In 2011, the book Open Design Now: Why Design Cannot Remain Exclusive was published. This publication examines current developments in the emerging open design movement and looks ahead to its future.
The book features 16 essays, 21 case studies, a 72-page Visual Index and 20 provocative “adverts”. Key figures from the world of open design tell us what’s changing at the production and distribution level, which consequences and possibilities open design presents for the profession, and what design’s social significance is today and will be tomorrow.
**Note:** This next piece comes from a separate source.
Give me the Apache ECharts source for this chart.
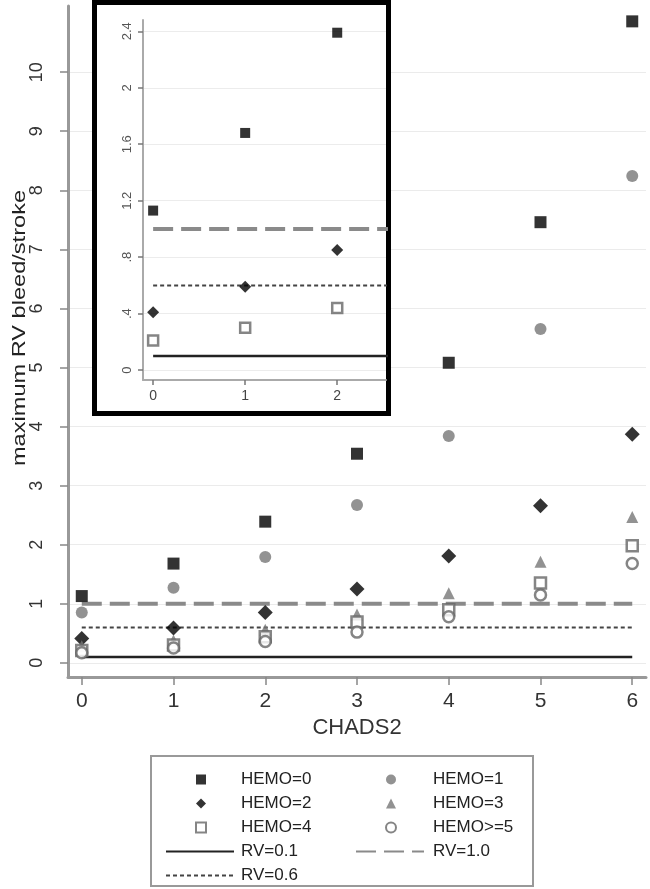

Why design cannot remain exclusive
The dramatic rise in accessibility of cheap computer-driven production techniques is one of many new developments designers face and a main reason why design cannot remain exclusive. Open design “will change everything for everybody”, Paul Atkinson argues in Open Design Now. While it is not yet entirely clear how, the book’s tone is positive and socially engaged. The attorney Andrew Katz suggests that designers will profit from a “social approach to creativity”. Professor Joost Smiers argues against copyright and bestsellers and in favour of “well-sellers”.
Open Design Now, the first survey of open design, traces its roots, identifies the forces driving it, and peers into its future. Designers, of course, have their say. Some of open design’s first practitioners explain how they use the model to work and earn money. Joris Laarman argues that the modernists would have embraced open source if they had had the option. He acknowledges the revolutionary power of the changes and predicts a future in which anyone will be able to download his designs. And Renny Ramakers of Droog Design tells of her plans for downloadable Droog.
Initiators of the book
Premsela, Creative Commons Netherlands and Waag Society, which conceived the book, represent three complementary perspectives on the subject. Our respective emphases – design, sharing and innovation – came together in a natural way in the joint (Un)limited Design project, begun in 2009. The first (Un)limited Design Contest (now renamed as Open Design Contest) was intended as an open design experiment. Entrants could submit product designs on the condition that they shared their digital blueprints so others could modify and improve their designs or manufacture them using Fablabs. Creative Commons licenses allowed entrants to share their designs without relinquishing copyright. The contest elicited innovative and imaginative designs and led directly to the publication of Open Design Now.
Open Design Now: Why Design Cannot Remain Exclusive was made possible in part by Dutch Design Fashion Architecture. The content of Open Design Now was gradually published online and is since 12/12/2012 for 100% open. In 2013 a Japanese edition was published, with extra cases on Japan.